*** Material supplied

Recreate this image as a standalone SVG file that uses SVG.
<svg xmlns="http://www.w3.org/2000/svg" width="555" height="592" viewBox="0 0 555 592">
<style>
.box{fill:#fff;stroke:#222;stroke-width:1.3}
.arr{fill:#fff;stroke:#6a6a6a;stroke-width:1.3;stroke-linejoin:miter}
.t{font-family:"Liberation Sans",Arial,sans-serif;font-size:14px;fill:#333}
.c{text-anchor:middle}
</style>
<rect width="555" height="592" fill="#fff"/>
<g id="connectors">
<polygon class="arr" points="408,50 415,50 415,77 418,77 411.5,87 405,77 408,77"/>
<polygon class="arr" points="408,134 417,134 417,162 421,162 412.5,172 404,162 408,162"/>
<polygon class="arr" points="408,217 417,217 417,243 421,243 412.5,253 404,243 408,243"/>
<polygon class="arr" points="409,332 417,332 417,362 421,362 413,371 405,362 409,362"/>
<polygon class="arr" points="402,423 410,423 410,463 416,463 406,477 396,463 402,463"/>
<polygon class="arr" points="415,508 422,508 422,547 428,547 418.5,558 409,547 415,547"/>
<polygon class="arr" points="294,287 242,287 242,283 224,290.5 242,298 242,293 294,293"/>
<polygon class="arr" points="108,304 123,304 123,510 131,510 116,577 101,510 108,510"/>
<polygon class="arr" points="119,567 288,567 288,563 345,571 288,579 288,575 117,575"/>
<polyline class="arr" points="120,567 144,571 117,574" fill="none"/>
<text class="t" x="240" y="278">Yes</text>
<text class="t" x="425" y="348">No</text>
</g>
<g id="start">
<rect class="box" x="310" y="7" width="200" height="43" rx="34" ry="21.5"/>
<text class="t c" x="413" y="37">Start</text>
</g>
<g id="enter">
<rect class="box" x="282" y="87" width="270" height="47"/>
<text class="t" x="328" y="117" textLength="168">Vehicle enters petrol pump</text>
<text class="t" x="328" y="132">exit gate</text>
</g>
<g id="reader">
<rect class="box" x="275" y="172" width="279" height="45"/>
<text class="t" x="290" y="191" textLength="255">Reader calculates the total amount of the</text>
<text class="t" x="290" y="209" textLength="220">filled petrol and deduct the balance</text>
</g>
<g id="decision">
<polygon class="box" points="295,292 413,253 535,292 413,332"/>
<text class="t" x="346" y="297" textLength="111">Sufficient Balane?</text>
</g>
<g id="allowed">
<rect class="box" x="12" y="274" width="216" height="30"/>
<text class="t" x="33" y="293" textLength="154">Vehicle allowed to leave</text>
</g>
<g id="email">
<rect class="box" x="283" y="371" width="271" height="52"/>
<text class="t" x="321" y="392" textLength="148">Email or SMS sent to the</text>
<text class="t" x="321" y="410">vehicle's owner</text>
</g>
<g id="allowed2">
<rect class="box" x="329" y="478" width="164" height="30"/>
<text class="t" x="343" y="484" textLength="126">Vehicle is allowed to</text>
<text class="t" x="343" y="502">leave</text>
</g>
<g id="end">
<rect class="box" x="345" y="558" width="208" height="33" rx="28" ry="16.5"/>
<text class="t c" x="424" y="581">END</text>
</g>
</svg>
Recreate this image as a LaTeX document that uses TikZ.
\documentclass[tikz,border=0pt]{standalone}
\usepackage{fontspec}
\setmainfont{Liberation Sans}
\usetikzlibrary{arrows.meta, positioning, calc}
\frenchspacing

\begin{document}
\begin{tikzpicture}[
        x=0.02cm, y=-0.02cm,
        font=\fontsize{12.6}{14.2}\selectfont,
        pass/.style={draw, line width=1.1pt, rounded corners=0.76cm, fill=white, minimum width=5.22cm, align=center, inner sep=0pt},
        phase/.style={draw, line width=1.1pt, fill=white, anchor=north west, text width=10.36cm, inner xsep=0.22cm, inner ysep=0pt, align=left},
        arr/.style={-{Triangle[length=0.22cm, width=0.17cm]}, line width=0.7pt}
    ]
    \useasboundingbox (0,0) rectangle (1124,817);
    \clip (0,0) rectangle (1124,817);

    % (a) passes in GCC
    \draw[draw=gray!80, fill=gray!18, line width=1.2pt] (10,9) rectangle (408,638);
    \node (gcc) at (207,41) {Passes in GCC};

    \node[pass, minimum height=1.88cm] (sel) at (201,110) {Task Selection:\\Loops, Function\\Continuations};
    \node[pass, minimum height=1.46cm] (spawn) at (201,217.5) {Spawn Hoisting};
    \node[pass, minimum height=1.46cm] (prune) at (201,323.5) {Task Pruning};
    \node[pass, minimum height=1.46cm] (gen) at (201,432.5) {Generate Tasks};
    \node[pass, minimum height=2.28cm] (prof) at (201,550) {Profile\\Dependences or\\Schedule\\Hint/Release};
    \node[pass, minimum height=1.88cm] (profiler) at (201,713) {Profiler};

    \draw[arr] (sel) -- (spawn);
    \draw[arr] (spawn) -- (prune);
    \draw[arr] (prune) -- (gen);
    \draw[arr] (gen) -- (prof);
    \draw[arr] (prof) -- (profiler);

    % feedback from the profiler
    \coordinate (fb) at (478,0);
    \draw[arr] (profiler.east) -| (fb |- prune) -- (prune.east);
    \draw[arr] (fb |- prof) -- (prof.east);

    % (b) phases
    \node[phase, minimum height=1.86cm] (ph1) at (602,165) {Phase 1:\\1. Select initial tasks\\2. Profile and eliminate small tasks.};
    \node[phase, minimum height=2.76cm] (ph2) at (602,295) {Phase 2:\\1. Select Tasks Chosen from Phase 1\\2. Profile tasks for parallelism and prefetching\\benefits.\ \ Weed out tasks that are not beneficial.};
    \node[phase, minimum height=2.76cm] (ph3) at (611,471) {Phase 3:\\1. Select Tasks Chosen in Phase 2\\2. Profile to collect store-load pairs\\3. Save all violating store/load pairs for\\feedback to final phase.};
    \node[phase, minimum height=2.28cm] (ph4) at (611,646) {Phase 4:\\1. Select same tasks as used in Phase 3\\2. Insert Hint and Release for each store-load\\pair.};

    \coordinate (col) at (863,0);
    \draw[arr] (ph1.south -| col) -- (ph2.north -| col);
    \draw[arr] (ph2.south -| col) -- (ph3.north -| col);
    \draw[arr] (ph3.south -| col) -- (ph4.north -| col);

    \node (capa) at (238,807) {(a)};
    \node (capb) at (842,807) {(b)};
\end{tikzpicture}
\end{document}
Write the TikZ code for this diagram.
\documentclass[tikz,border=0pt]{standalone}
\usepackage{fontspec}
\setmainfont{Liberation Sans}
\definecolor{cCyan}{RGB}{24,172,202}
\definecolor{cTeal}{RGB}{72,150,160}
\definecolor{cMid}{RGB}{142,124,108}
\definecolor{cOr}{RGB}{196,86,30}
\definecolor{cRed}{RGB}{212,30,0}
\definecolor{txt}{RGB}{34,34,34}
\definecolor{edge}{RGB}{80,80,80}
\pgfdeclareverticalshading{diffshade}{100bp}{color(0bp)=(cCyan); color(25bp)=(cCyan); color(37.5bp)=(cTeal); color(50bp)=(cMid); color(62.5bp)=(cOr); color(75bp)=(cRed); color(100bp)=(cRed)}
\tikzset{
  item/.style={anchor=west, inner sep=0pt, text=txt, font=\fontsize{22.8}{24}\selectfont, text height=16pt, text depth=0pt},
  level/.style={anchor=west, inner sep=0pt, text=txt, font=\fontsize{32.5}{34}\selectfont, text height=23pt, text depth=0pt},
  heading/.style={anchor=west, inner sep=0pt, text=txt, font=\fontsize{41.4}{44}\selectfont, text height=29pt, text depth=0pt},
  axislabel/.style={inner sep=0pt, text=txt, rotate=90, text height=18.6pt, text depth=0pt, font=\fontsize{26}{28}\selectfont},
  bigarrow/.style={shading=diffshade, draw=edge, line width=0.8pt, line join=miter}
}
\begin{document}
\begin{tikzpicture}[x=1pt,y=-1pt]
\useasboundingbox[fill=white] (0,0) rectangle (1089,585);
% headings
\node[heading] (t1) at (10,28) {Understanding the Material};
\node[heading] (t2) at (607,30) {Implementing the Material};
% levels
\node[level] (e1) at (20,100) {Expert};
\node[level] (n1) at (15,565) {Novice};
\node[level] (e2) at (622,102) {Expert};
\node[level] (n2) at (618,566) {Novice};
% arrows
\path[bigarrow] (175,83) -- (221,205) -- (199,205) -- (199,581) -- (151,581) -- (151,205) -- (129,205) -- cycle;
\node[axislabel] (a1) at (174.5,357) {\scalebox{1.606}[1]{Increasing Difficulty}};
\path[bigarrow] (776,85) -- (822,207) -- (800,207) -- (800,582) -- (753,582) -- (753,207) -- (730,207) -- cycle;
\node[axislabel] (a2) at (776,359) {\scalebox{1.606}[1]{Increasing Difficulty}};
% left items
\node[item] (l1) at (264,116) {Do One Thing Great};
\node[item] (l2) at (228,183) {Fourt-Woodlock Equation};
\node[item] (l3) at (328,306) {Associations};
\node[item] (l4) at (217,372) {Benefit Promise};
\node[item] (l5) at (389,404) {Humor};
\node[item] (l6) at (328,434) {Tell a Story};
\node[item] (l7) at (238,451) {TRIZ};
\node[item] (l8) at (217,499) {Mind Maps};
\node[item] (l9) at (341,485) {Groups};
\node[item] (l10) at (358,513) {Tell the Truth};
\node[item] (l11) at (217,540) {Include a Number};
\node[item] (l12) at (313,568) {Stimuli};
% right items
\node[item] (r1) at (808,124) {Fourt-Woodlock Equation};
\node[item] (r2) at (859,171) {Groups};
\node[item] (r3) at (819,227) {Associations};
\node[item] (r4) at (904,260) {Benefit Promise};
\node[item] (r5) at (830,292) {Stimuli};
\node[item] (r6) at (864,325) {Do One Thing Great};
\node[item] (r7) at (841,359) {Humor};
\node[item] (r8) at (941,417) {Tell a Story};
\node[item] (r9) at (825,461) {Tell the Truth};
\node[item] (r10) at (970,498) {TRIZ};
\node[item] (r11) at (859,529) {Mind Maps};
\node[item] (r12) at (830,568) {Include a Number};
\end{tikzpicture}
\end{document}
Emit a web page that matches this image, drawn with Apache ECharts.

******

• What is needed: Exactly the lines from the line with "Recreate this image as a LaTeX" to the line with "(prof) -- (profiler);", both included, are to be extracted, and no others.

• Right answer:
Recreate this image as a LaTeX document that uses TikZ.
\documentclass[tikz,border=0pt]{standalone}
\usepackage{fontspec}
\setmainfont{Liberation Sans}
\usetikzlibrary{arrows.meta, positioning, calc}
\frenchspacing

\begin{document}
\begin{tikzpicture}[
        x=0.02cm, y=-0.02cm,
        font=\fontsize{12.6}{14.2}\selectfont,
        pass/.style={draw, line width=1.1pt, rounded corners=0.76cm, fill=white, minimum width=5.22cm, align=center, inner sep=0pt},
        phase/.style={draw, line width=1.1pt, fill=white, anchor=north west, text width=10.36cm, inner xsep=0.22cm, inner ysep=0pt, align=left},
        arr/.style={-{Triangle[length=0.22cm, width=0.17cm]}, line width=0.7pt}
    ]
    \useasboundingbox (0,0) rectangle (1124,817);
    \clip (0,0) rectangle (1124,817);

    % (a) passes in GCC
    \draw[draw=gray!80, fill=gray!18, line width=1.2pt] (10,9) rectangle (408,638);
    \node (gcc) at (207,41) {Passes in GCC};

    \node[pass, minimum height=1.88cm] (sel) at (201,110) {Task Selection:\\Loops, Function\\Continuations};
    \node[pass, minimum height=1.46cm] (spawn) at (201,217.5) {Spawn Hoisting};
    \node[pass, minimum height=1.46cm] (prune) at (201,323.5) {Task Pruning};
    \node[pass, minimum height=1.46cm] (gen) at (201,432.5) {Generate Tasks};
    \node[pass, minimum height=2.28cm] (prof) at (201,550) {Profile\\Dependences or\\Schedule\\Hint/Release};
    \node[pass, minimum height=1.88cm] (profiler) at (201,713) {Profiler};

    \draw[arr] (sel) -- (spawn);
    \draw[arr] (spawn) -- (prune);
    \draw[arr] (prune) -- (gen);
    \draw[arr] (gen) -- (prof);
    \draw[arr] (prof) -- (profiler);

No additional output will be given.